(Your goal)
Repeat the records below exactly, leaving out every picture.

(Entries shown)
------------------------------------

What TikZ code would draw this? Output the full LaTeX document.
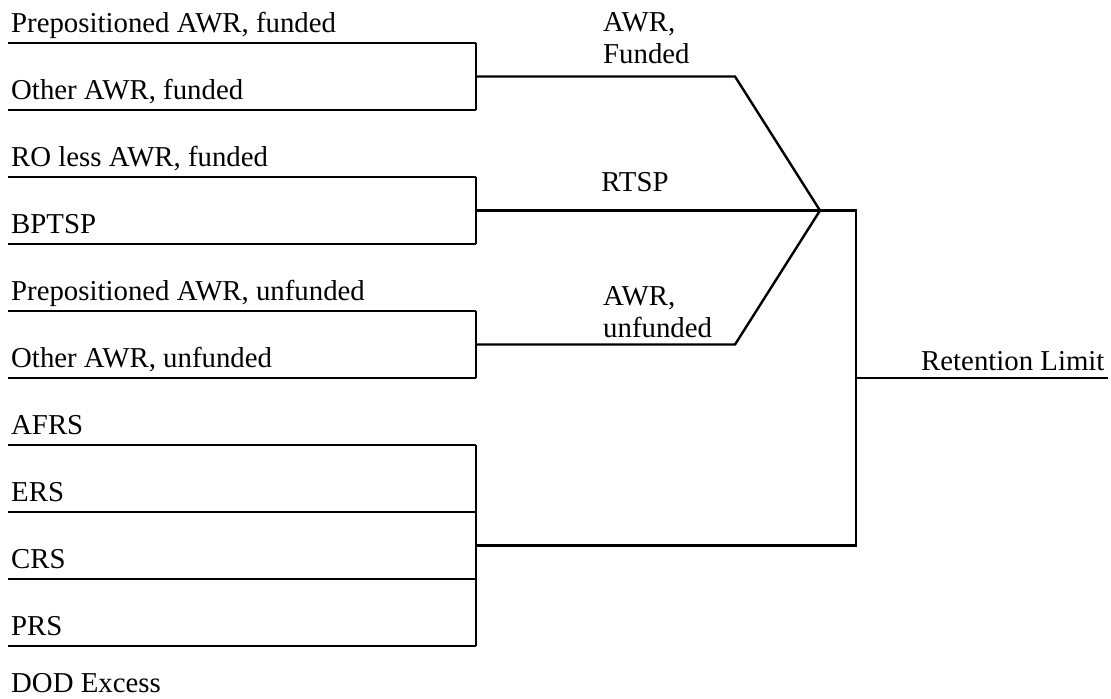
\documentclass[tikz,border=0pt]{standalone}
\usepackage{fontspec}
\setmainfont{Liberation Serif}

\begin{document}
\begin{tikzpicture}[x=0.5pt,y=-0.5pt,line width=1.2pt,every node/.style={inner sep=0,font=\fontsize{14.4}{16}\selectfont}]
  \useasboundingbox (0,0) rectangle (1111,698);
  % source rows, each with its rule
  \foreach \n/\y/\t in {pf/43/{Prepositioned AWR, funded},of/110/{Other AWR, funded},ro/177/{RO less AWR, funded},bp/244/BPTSP,pu/311/{Prepositioned AWR, unfunded},ou/378/{Other AWR, unfunded},afrs/445/AFRS,ers/512/ERS,crs/579/CRS,prs/646/PRS,dod/703/DOD Excess}{
    \node[anchor=base west] (\n) at (10,\y-11) {\t};
    \coordinate (\n-l) at (8,\y);
    \coordinate (\n-r) at (476,\y);
  }
  \foreach \n in {pf,of,ro,bp,pu,ou,afrs,ers,crs,prs}{\draw (\n-l)--(\n-r);}
  \foreach \x/\y in {pf/of,ro/bp,pu/ou,afrs/prs}{\draw (\x-r)--(\y-r);}
  % groups
  \coordinate (fnd) at (476,76.5);
  \coordinate (rtsp) at (476,210.5);
  \coordinate (unf) at (476,344.5);
  \coordinate (rs) at (476,545.5);
  \coordinate (fnd-e) at (735,76.5);
  \coordinate (unf-e) at (735,344.5);
  \coordinate (join) at (820,210.5);
  \coordinate (col) at (856,210.5);
  \coordinate (col-b) at (856,545.5);
  \coordinate (ret) at (856,378);
  \coordinate (ret-e) at (1108,378);
  \draw (fnd)--(fnd-e)--(join);
  \draw (unf)--(unf-e)--(join);
  \draw (rtsp)--(col)--(col-b)--(rs);
  \draw (ret)--(ret-e);
  \node[align=left,anchor=base west] (awrf) at (602,63.5) {AWR,\\Funded};
  \node[anchor=base] (rtspl) at (635,191.5) {RTSP};
  \node[align=left,anchor=base west] (awru) at (602,337) {AWR,\\unfunded};
  \node[anchor=base west] (retl) at (920,370) {Retention Limit};
\end{tikzpicture}
\end{document}
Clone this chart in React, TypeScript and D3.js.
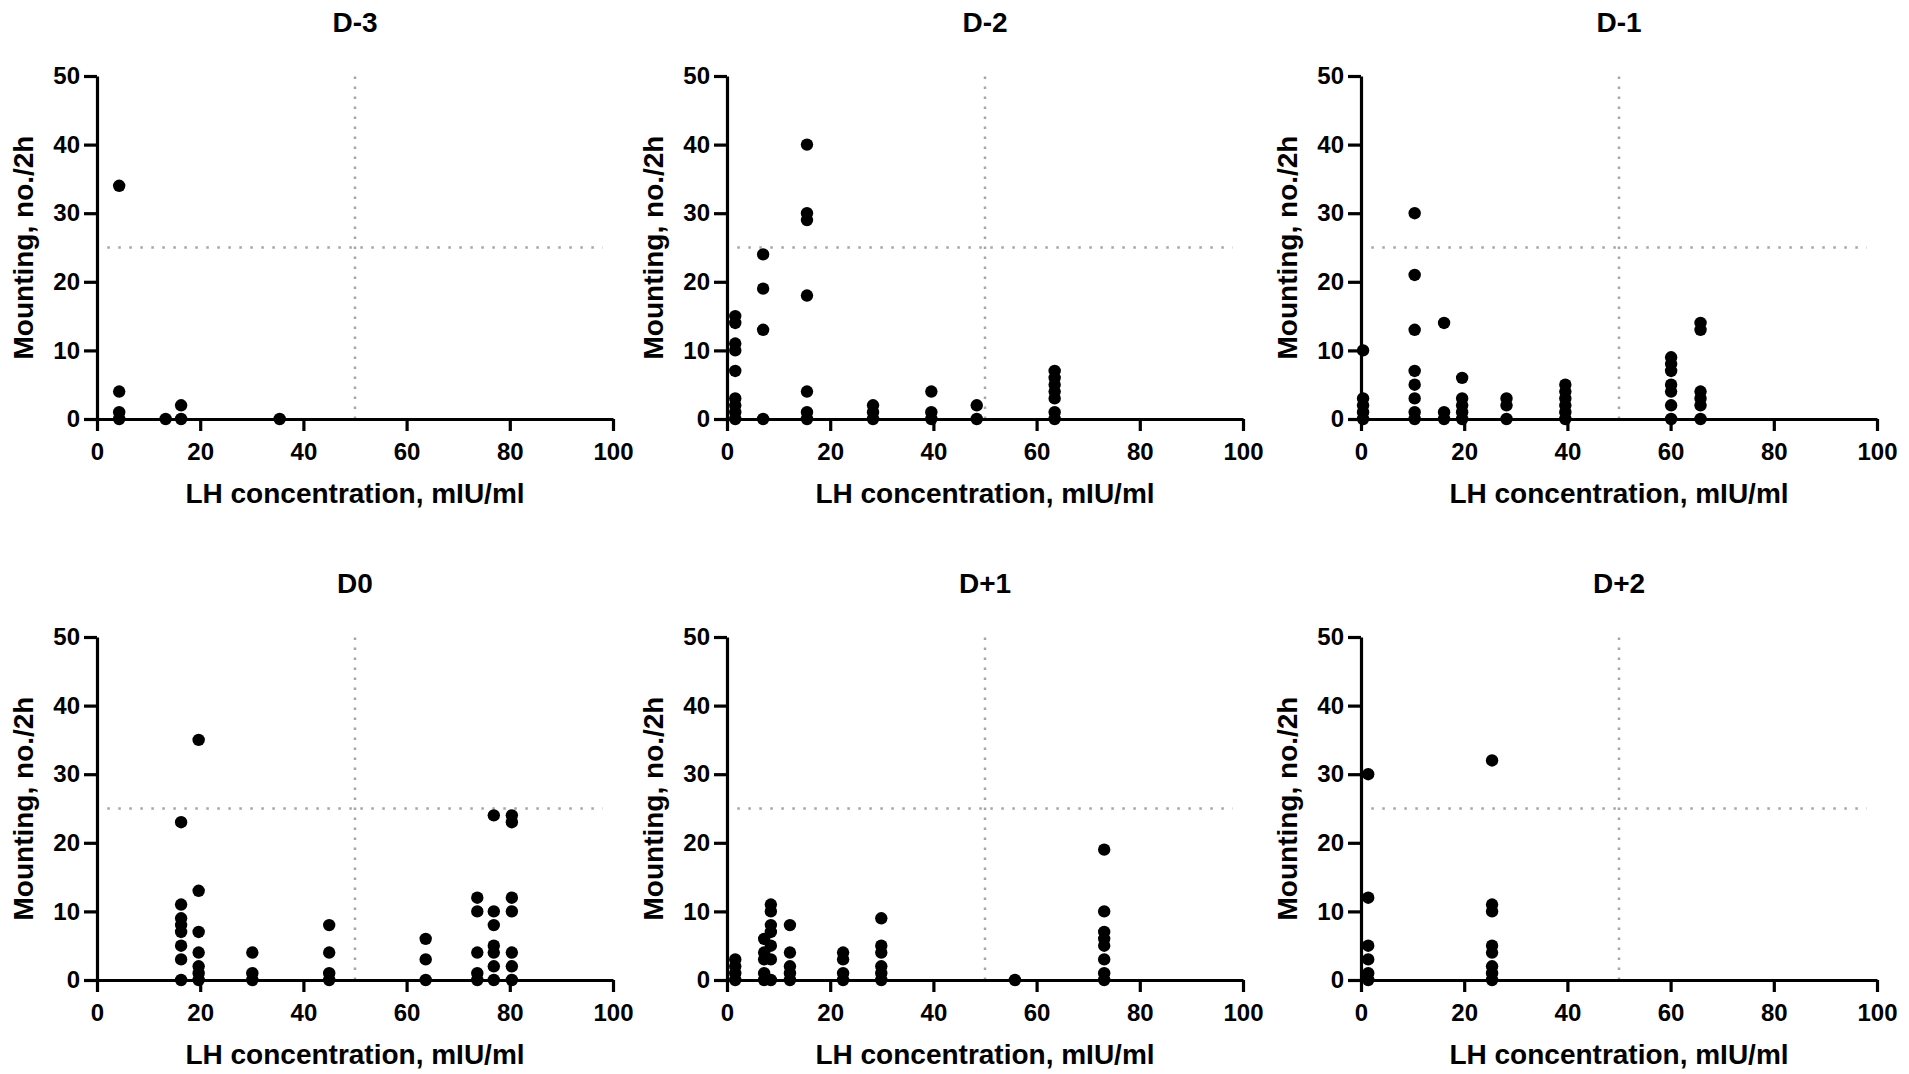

------------------------------------

(Full response)
What TikZ code would draw this? Output the full LaTeX document.
\documentclass[tikz,border=0pt]{standalone}
\usepackage{fontspec}
\setmainfont{Liberation Serif}

\begin{document}
\begin{tikzpicture}[x=0.5pt,y=-0.5pt,line width=1.2pt,every node/.style={inner sep=0,font=\fontsize{14.4}{16}\selectfont}]
  \useasboundingbox (0,0) rectangle (1111,698);
  % source rows, each with its rule
  \foreach \n/\y/\t in {pf/43/{Prepositioned AWR, funded},of/110/{Other AWR, funded},ro/177/{RO less AWR, funded},bp/244/BPTSP,pu/311/{Prepositioned AWR, unfunded},ou/378/{Other AWR, unfunded},afrs/445/AFRS,ers/512/ERS,crs/579/CRS,prs/646/PRS,dod/703/DOD Excess}{
    \node[anchor=base west] (\n) at (10,\y-11) {\t};
    \coordinate (\n-l) at (8,\y);
    \coordinate (\n-r) at (476,\y);
  }
  \foreach \n in {pf,of,ro,bp,pu,ou,afrs,ers,crs,prs}{\draw (\n-l)--(\n-r);}
  \foreach \x/\y in {pf/of,ro/bp,pu/ou,afrs/prs}{\draw (\x-r)--(\y-r);}
  % groups
  \coordinate (fnd) at (476,76.5);
  \coordinate (rtsp) at (476,210.5);
  \coordinate (unf) at (476,344.5);
  \coordinate (rs) at (476,545.5);
  \coordinate (fnd-e) at (735,76.5);
  \coordinate (unf-e) at (735,344.5);
  \coordinate (join) at (820,210.5);
  \coordinate (col) at (856,210.5);
  \coordinate (col-b) at (856,545.5);
  \coordinate (ret) at (856,378);
  \coordinate (ret-e) at (1108,378);
  \draw (fnd)--(fnd-e)--(join);
  \draw (unf)--(unf-e)--(join);
  \draw (rtsp)--(col)--(col-b)--(rs);
  \draw (ret)--(ret-e);
  \node[align=left,anchor=base west] (awrf) at (602,63.5) {AWR,\\Funded};
  \node[anchor=base] (rtspl) at (635,191.5) {RTSP};
  \node[align=left,anchor=base west] (awru) at (602,337) {AWR,\\unfunded};
  \node[anchor=base west] (retl) at (920,370) {Retention Limit};
\end{tikzpicture}
\end{document}
Clone this chart in React, TypeScript and D3.js.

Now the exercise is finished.